On an unrelated property on Mr. Jurock’s website (on the site as of 17 July 2011) is a Hot Property that is “Listed at only $599,000 (well below assessment)”.

So I asked myself, what does “below appraised value mean” – and came to the conclusion it means “the purchaser is being misled”.

It feels that the use of Below Market Value (BMV) is an attempt by the seller to install a belief that the purchase will generate an instant increase in equity when purchased. It’s the mythical money for nothing argument. Purchase this property, and you will instantly have an asset worth more than you purchased it for.

When in reality, the property is worth exactly what you purchased it for (actually, it worth what you purchased it for minus about 5% for the cost of reselling the property and changing a fixed asset into something liquid again).

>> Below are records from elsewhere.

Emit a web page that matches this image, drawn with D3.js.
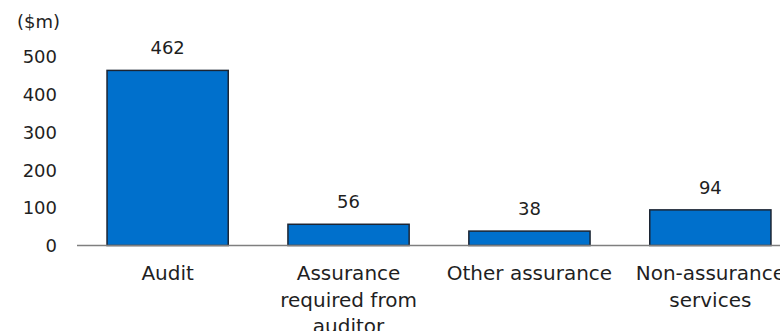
<!DOCTYPE html>
<html>
<head>
<meta charset="utf-8">
<script src="https://cdn.jsdelivr.net/npm/d3@7"></script>
<style>
  html, body { margin: 0; padding: 0; background: #fff; overflow: hidden; }
  svg text { font-family: "DejaVu Sans", sans-serif; fill: #1f1f1f; }
</style>
</head>
<body>
<svg id="chart" width="780" height="331"></svg>
<script>
// Fees paid by category ($m)
const categories = ["Audit", "Assurance required from auditor", "Other assurance", "Non-assurance services"];
const categoryLines = [["Audit"], ["Assurance", "required from", "auditor"], ["Other assurance"], ["Non-assurance", "services"]];
const values = [462, 56, 38, 94];
const yTicks = [0, 100, 200, 300, 400, 500];
const unitLabel = "($m)";

const svg = d3.select("#chart");
const numSize = 18;   // tick and value labels
const catSize = 20;   // category labels

const x = d3.scaleBand()
  .domain(categories)
  .range([77, 801])
  .paddingInner(0.33)
  .paddingOuter(0.166);

const y = d3.scaleLinear()
  .domain([0, 500])
  .range([245.5, 56]);

// value axis: labels only
const yAxis = d3.axisLeft(y).tickValues(yTicks).tickSize(0).tickPadding(0);
const gy = svg.append("g").attr("transform", "translate(57,0)").call(yAxis);
gy.select(".domain").remove();
gy.selectAll("text").style("font-size", numSize + "px").attr("dy", "0.35em");

svg.append("text")
  .attr("x", 17).attr("y", 28)
  .style("font-size", numSize + "px")
  .text(unitLabel);

// bars
svg.append("g").selectAll("rect")
  .data(values)
  .join("rect")
  .attr("x", (d, i) => x(categories[i]))
  .attr("width", x.bandwidth())
  .attr("y", d => y(d))
  .attr("height", d => y(0) - y(d))
  .attr("fill", "#0070cc")
  .attr("stroke", "#1c2533")
  .attr("stroke-width", 1.5);

// baseline
svg.append("line")
  .attr("x1", 77).attr("x2", 801)
  .attr("y1", y(0)).attr("y2", y(0))
  .attr("stroke", "#7f7f7f")
  .attr("stroke-width", 1.5);

// value labels
svg.append("g").selectAll("text")
  .data(values)
  .join("text")
  .attr("x", (d, i) => x(categories[i]) + x.bandwidth() / 2)
  .attr("y", d => y(d) - 16)
  .attr("text-anchor", "middle")
  .style("font-size", numSize + "px")
  .text(d => d);

// category labels
const gx = svg.append("g");
categories.forEach((c, i) => {
  const cx = x(c) + x.bandwidth() / 2;
  const t = gx.append("text")
    .attr("x", cx)
    .attr("y", 280)
    .attr("text-anchor", "middle")
    .style("font-size", catSize + "px");
  categoryLines[i].forEach((line, k) => {
    t.append("tspan")
      .attr("x", cx)
      .attr("y", 280 + k * 26.5)
      .text(line);
  });
});
</script>
</body>
</html>
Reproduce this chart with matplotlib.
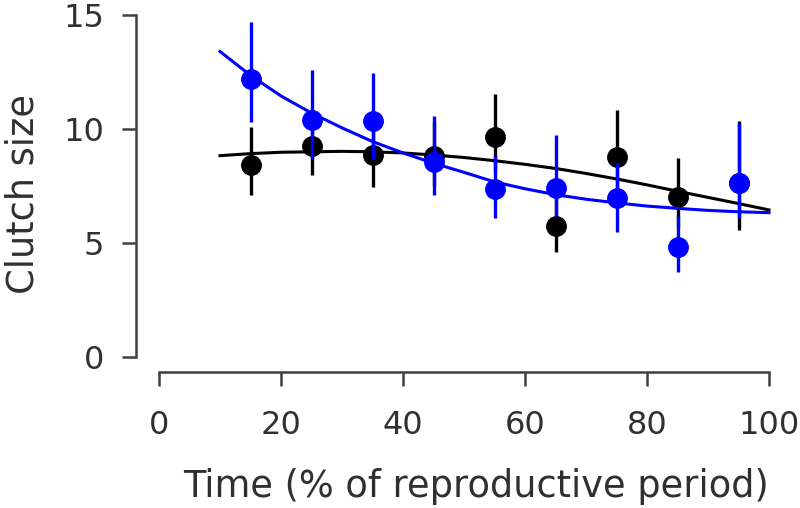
#!/usr/bin/env python3
"""Clutch size over the reproductive period: two groups with fitted curves."""

import matplotlib
matplotlib.use("Agg")
import matplotlib.pyplot as plt

# ── Data ─────────────────────────────────────────────────────────────────────
time_pts = [15, 25, 35, 45, 55, 65, 75, 85, 95]

black_mean = [8.4, 9.27, 8.86, 8.83, 9.66, 5.75, 8.76, 7.03, 7.65]
black_low = [7.1, 7.98, 7.47, 7.5, 8.1, 4.62, 7.2, 5.7, 5.57]
black_high = [10.1, 10.8, 10.5, 10.3, 11.52, 7.0, 10.83, 8.71, 10.35]

blue_mean = [12.2, 10.39, 10.37, 8.57, 7.35, 7.4, 6.96, 4.84, 7.62]
blue_low = [10.3, 8.7, 8.7, 7.1, 6.08, 6.2, 5.5, 3.74, 6.1]
blue_high = [14.7, 12.6, 12.47, 10.57, 8.8, 9.74, 8.5, 6.2, 10.28]

curve_x = [10, 15, 20, 25, 30, 35, 40, 45, 50, 55, 60, 65, 70, 75, 80, 85, 90, 95, 100]
black_curve = [8.83, 8.92, 8.98, 9.0, 9.02, 9.0, 8.95, 8.86, 8.75, 8.61, 8.45,
               8.27, 8.05, 7.81, 7.55, 7.27, 7.0, 6.73, 6.45]
blue_curve = [13.4, 12.35, 11.45, 10.7, 10.05, 9.45, 8.95, 8.5, 8.1, 7.68, 7.38,
              7.12, 6.92, 6.76, 6.62, 6.52, 6.43, 6.37, 6.33]

BLUE = "#0000ff"
AXIS_COL = "#404040"
TEXT_COL = "#303030"

plt.rcParams["font.family"] = ["DejaVu Sans"]

fig = plt.figure(figsize=(8, 5.08), dpi=100)
ax = fig.add_axes([159 / 800, 1 - 357 / 508, (769 - 159) / 800, (357 - 15) / 508])


def draw_group(mean, low, high, curve, color, z):
    err = [[m - lo for m, lo in zip(mean, low)], [hi - m for m, hi in zip(mean, high)]]
    ax.errorbar(time_pts, mean, yerr=err, fmt="o", color=color, ms=14,
                elinewidth=2.4, capsize=0, zorder=z, clip_on=False)
    ax.plot(curve_x, curve, color=color, lw=2.2, zorder=z + 0.5, clip_on=False)


draw_group(black_mean, black_low, black_high, black_curve, "black", 2)
draw_group(blue_mean, blue_low, blue_high, blue_curve, BLUE, 3)

ax.set_xlim(0, 100)
ax.set_ylim(0, 15)
ax.set_xticks([0, 20, 40, 60, 80, 100])
ax.set_yticks([0, 5, 10, 15])

for side in ("top", "right"):
    ax.spines[side].set_visible(False)
ax.spines["left"].set_position(("outward", 16.5))
ax.spines["bottom"].set_position(("outward", 11))
ax.spines["left"].set_bounds(0, 15)
ax.spines["bottom"].set_bounds(0, 100)
for side in ("left", "bottom"):
    ax.spines[side].set_color(AXIS_COL)
    ax.spines[side].set_linewidth(1.8)

ax.tick_params(direction="out", length=10, width=1.8, color=AXIS_COL,
               labelcolor=TEXT_COL, labelsize=23)
ax.tick_params(axis="y", pad=13)
ax.tick_params(axis="x", pad=17)

fig.text(4 / 800, 1 - 194 / 508, "Clutch size", rotation=90, ha="left",
         va="center", fontsize=26.5, color=TEXT_COL)
fig.text(476 / 800, 1 - 497 / 508, "Time (% of reproductive period)", ha="center",
         va="baseline", fontsize=26.5, color=TEXT_COL)

fig.savefig("out.png", dpi=100)
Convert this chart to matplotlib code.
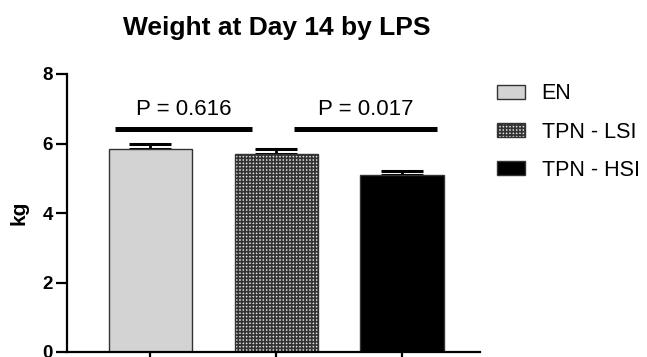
import matplotlib
matplotlib.use("Agg")
import matplotlib.pyplot as plt

# weight at day 14, grouped by LPS
groups = ["EN", "TPN - LSI", "TPN - HSI"]
means = [5.83, 5.70, 5.10]
sems = [0.15, 0.13, 0.10]

# pairwise comparisons: x extent of the bracket line and its p value
brackets = [(-0.28, 0.81), (1.14, 2.28)]
pvals = ["P = 0.616", "P = 0.017"]
bracket_y = 6.42

plt.rcParams['font.family'] = ['Liberation Sans', 'DejaVu Sans']
plt.rcParams['hatch.linewidth'] = 1.2

fig = plt.figure(figsize=(6.47, 3.57), dpi=100)
ax = fig.add_axes([67/647, 1-352/357, (480-67)/647, (352-74)/357])

faces = ["#d3d3d3", "#dcdcdc", "black"]
hatches = [None, "+++++", None]
x = list(range(len(groups)))
for i in x:
    ax.bar(i, means[i], width=0.66, color=faces[i], edgecolor="#333333",
           linewidth=1.0, hatch=hatches[i], label=groups[i], zorder=2)
    ax.errorbar(i, means[i], yerr=[[0], [sems[i]]], fmt="none", ecolor="black",
                elinewidth=2, capsize=15, capthick=2.2, zorder=1)

# significance brackets
for (l, r), txt in zip(brackets, pvals):
    ax.plot([l, r], [bracket_y, bracket_y], color="black", lw=3.6,
            solid_capstyle="butt", clip_on=False)
    ax.text((l + r) / 2, 6.82, txt, ha="center", va="baseline", fontsize=16)

ax.set_xlim(-0.663, 2.62)
ax.set_ylim(0, 8)
ax.set_yticks([0, 2, 4, 6, 8])
ax.set_xticks(x)
ax.set_xticklabels([])
for s in ["top", "right"]:
    ax.spines[s].set_visible(False)
for s in ["left", "bottom"]:
    ax.spines[s].set_linewidth(1.6)
ax.tick_params(axis="both", width=1.6, length=8, labelsize=13.5, pad=2)
for t in ax.get_yticklabels():
    t.set_fontweight("bold")
ax.set_ylabel("kg", fontsize=15, fontweight="bold", labelpad=10)

fig.text(277/647, 1-28/357, "Weight at Day 14 by LPS", ha="center", va="center",
         fontsize=19, fontweight="bold")

ax.legend(loc="upper left", bbox_to_anchor=(478/647, 1-64/357),
          bbox_transform=fig.transFigure, frameon=False, fontsize=15.5,
          handlelength=1.3, handleheight=0.6, handletextpad=0.75,
          labelspacing=0.8)

fig.savefig("out.png", dpi=100)
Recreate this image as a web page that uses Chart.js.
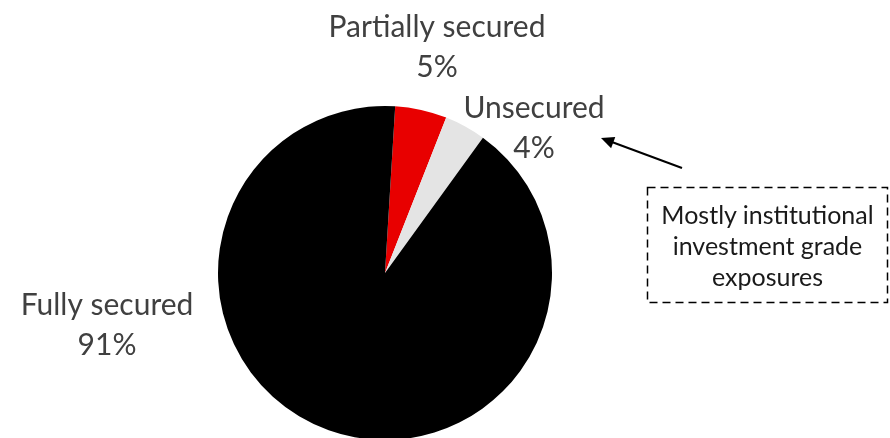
<!DOCTYPE html>
<html>
<head>
<meta charset="UTF-8" />
<script src="https://cdn.jsdelivr.net/npm/chart.js"></script>
<style>
  html, body { margin: 0; padding: 0; background: #fff; overflow: hidden; }
  .wrap { position: relative; width: 890px; height: 460px; }
  .note {
    position: absolute; left: 647px; top: 187px; width: 241px; height: 116px;
    font-family: Lato, sans-serif; font-size: 25px; line-height: 31px; color: #1a1a1a;
    text-align: center; padding-top: 12px; box-sizing: border-box;
  }
</style>
</head>
<body>
<div class="wrap">
  <canvas id="pie" width="890" height="460"></canvas>
  <div class="note">Mostly institutional<br>investment grade<br>exposures</div>
</div>
<script>
const labels = ['Partially secured', 'Unsecured', 'Fully secured'];
const values = [5, 4, 91];
const colors = ['#e80000', '#e4e4e4', '#000000'];

// where each label sits (centre x, first baseline y)
const labelPos = [[437, 37], [534, 118], [107, 315]];

const labelPlugin = {
  id: 'outsideLabels',
  afterDraw(chart) {
    const ctx = chart.ctx;
    ctx.save();
    ctx.font = '30px Lato, sans-serif';
    ctx.fillStyle = '#404040';
    ctx.textAlign = 'center';
    ctx.textBaseline = 'alphabetic';
    labels.forEach((l, i) => {
      const [x, y] = labelPos[i];
      ctx.fillText(l, x, y);
      ctx.fillText(values[i] + '%', x, y + 40);
    });
    // dashed note box
    ctx.strokeStyle = '#000';
    ctx.lineWidth = 1.5;
    ctx.setLineDash([8, 5]);
    ctx.strokeRect(647.5, 187.5, 240, 115);
    ctx.setLineDash([]);
    // arrow pointing to the unsecured label
    const x0 = 682, y0 = 168, x1 = 601, y1 = 138;
    const a = Math.atan2(y1 - y0, x1 - x0);
    ctx.fillStyle = '#000';
    ctx.lineWidth = 2;
    ctx.beginPath();
    ctx.moveTo(x0, y0);
    ctx.lineTo(x1 - 8 * Math.cos(a), y1 - 8 * Math.sin(a));
    ctx.stroke();
    ctx.beginPath();
    ctx.moveTo(x1, y1);
    ctx.lineTo(x1 - 13 * Math.cos(a) + 6 * Math.sin(a), y1 - 13 * Math.sin(a) - 6 * Math.cos(a));
    ctx.lineTo(x1 - 13 * Math.cos(a) - 6 * Math.sin(a), y1 - 13 * Math.sin(a) + 6 * Math.cos(a));
    ctx.closePath();
    ctx.fill();
    ctx.restore();
  }
};

new Chart(document.getElementById('pie'), {
  type: 'pie',
  data: {
    labels: labels,
    datasets: [{
      data: values,
      backgroundColor: colors,
      borderWidth: 0,
    }],
  },
  options: {
    responsive: false,
    animation: false,
    rotation: 3.5,
    layout: { padding: { left: 218, right: 338, top: 106, bottom: 20 } },
    plugins: {
      legend: { display: false },
      tooltip: { enabled: false },
    },
  },
  plugins: [labelPlugin],
});
</script>
</body>
</html>
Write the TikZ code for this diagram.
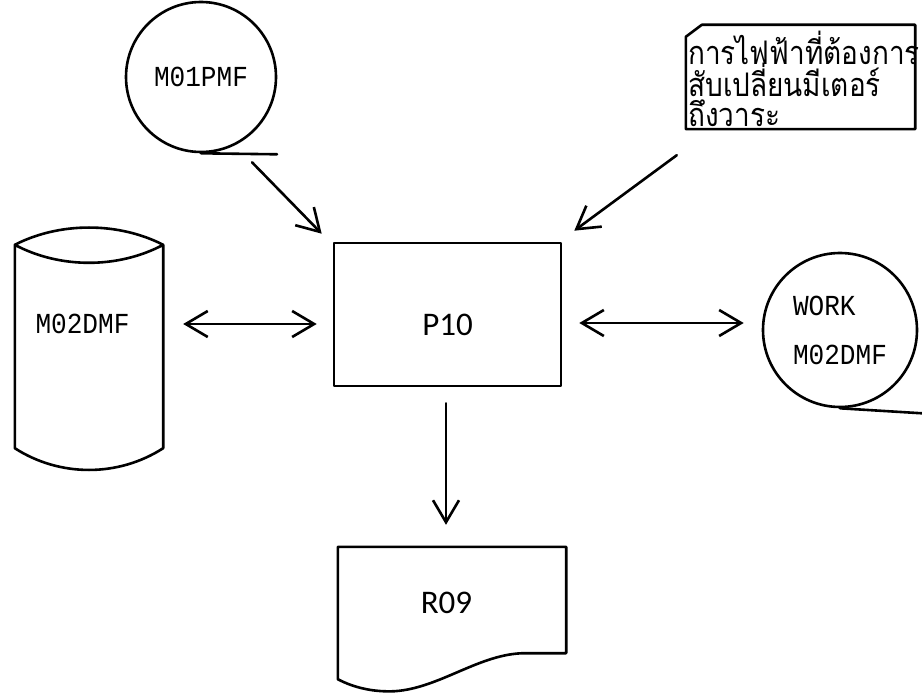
\documentclass[tikz,border=0pt]{standalone}
\usepackage{fontspec}
\usetikzlibrary{arrows.meta,calc}
\newfontfamily\thaifont[Script=Thai, FakeStretch=0.86]{Loma}
\newfontfamily\monof[FakeStretch=0.9]{Liberation Mono}
\newfontfamily\propf{Carlito}

\tikzset{
  ink/.style={line width=2.6pt, line cap=round, line join=round},
  box/.style={ink, draw, rectangle, inner sep=0pt},
  disk/.style={ink, draw, circle, inner sep=0pt},
  ghost/.style={rectangle, inner sep=0pt},
  monolbl/.style={font=\monof\fontsize{29}{34}\selectfont, inner sep=0pt},
  proplbl/.style={font=\propf\fontsize{33}{38}\selectfont, inner sep=0pt},
  thailbl/.style={font=\thaifont\fontsize{32.5}{31}\selectfont, inner sep=0pt, anchor=base west},
  flow/.style={ink, -{Straight Barb[length=22pt,width=26pt]}},
  both/.style={ink, {Straight Barb[length=22pt,width=26pt]}-{Straight Barb[length=22pt,width=26pt]}},
}

\begin{document}
\begin{tikzpicture}[x=1pt, y=-1pt]
\useasboundingbox (0,0) rectangle (922,695);

% process box
\node[box, minimum width=227pt, minimum height=143pt] (p10) at (447.5,314.5) {};
\node[proplbl] (p10txt) at (447.5,325) {P10};

% master file on tape (top left)
\node[disk, minimum size=150pt, monolbl] (m01) at (201,77) {M01PMF};
\draw[ink] (m01.south) -- ++(76,1);

% disk file (left)
\node[ghost, minimum width=148pt, minimum height=203pt] (m02) at (89,346.5) {};
\draw[ink] (m02.north west) .. controls +(45,-23) and +(-45,-23) .. (m02.north east)
                            .. controls +(-45,24) and +(45,24) .. (m02.north west)
                            -- (m02.south west)
                            .. controls +(45,29) and +(-45,29) .. (m02.south east)
                            -- (m02.north east);
\node[monolbl] (m02txt) at (82.5,324) {M02DMF};

% work file on tape (right)
\node[disk, minimum size=154pt, monolbl, align=left, font=\monof\fontsize{29}{49}\selectfont] (work) at (840,330) {WORK\\M02DMF};
\draw[ink] (work.south) -- ++(82,5);

% card input (top right)
\node[ghost, minimum width=229pt, minimum height=104pt] (card) at (800.5,77) {};
\draw[ink] ($(card.north west)+(0,12)$) -- ($(card.north west)+(16,0)$)
           -- (card.north east) -- (card.south east) -- (card.south west) -- cycle;
\node[thailbl] (cardl1) at (688,65) {การไฟฟ้าที่ต้องการ};
\node[thailbl] (cardl2) at (688,97) {สับเปลี่ยนมีเตอร์};
\node[thailbl] (cardl3) at (688,127) {ถึงวาระ};

% report (bottom)
\node[ghost, minimum width=228pt, minimum height=106pt] (r09) at (452,600) {};
\draw[ink] (r09.south east) -- (r09.north east) -- (r09.north west) -- ($(r09.south west)+(0,26)$)
           .. controls +(17,9) and +(-20,1) .. ($(r09.south west)+(57,38)$)
           .. controls +(45,-3) and +(-45,0) .. ($(r09.south east)+(-41,0)$)
           -- (r09.south east);
\node[proplbl] (r09txt) at (446.5,602.5) {R09};

% connectors
\draw[flow] ($(m01.south)+(51,9)$) -- ($(p10.north west)+(-11,-8)$);
\draw[flow] ($(card.south west)+(-9,26)$) -- ($(p10.north east)+(12,-11)$);
\draw[both, shorten <=20pt, shorten >=16pt] (m02txt -| m02.east) -- (m02txt -| p10.west);
\coordinate (rowR) at (0,323);
\draw[both, shorten <=17pt, shorten >=18pt] (p10.east |- rowR) -- (work.west |- rowR);
\draw[flow, shorten <=16pt, shorten >=22pt] ([xshift=-1.5pt]p10.south) -- ([xshift=-1.5pt]p10.south |- r09.north);
\end{tikzpicture}
\end{document}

And there are questions that the class action suit referenced above raises about appraisals – who has performed them (do they work for the developer), is the appraisal reflective of what is actually inside the unit (which could reduce the value), is there actually an appraisal, how long ago was the appraisal performed, and what is causing the property being sold below appraisal value?

As its own, I find an appraisal should be generally ignored or used as a very small part of your decision to purchase a property or home – and always raises more red flags then it answers questions.

Always purchase only if this is a place you want to live, and if you negotiated a price that you feel is appropriate for the market, location, building reliability, and your love of wanting to live in that home (even if you are buying as an investment property – if you wouldn’t love to live in your investment, then it’s likely hard for someone else to emotionally commit to rent the residence as well).

It is almost impossible (I verge on saying totally impossible) to buy a property that on completion of the transaction magically becomes more valuable than it was sold for.

I guess when I see the term BMV, I think (and sorry to car salesmen, I’m running off of a stereotype here) that the realtor is scuzzier than a used car salesman.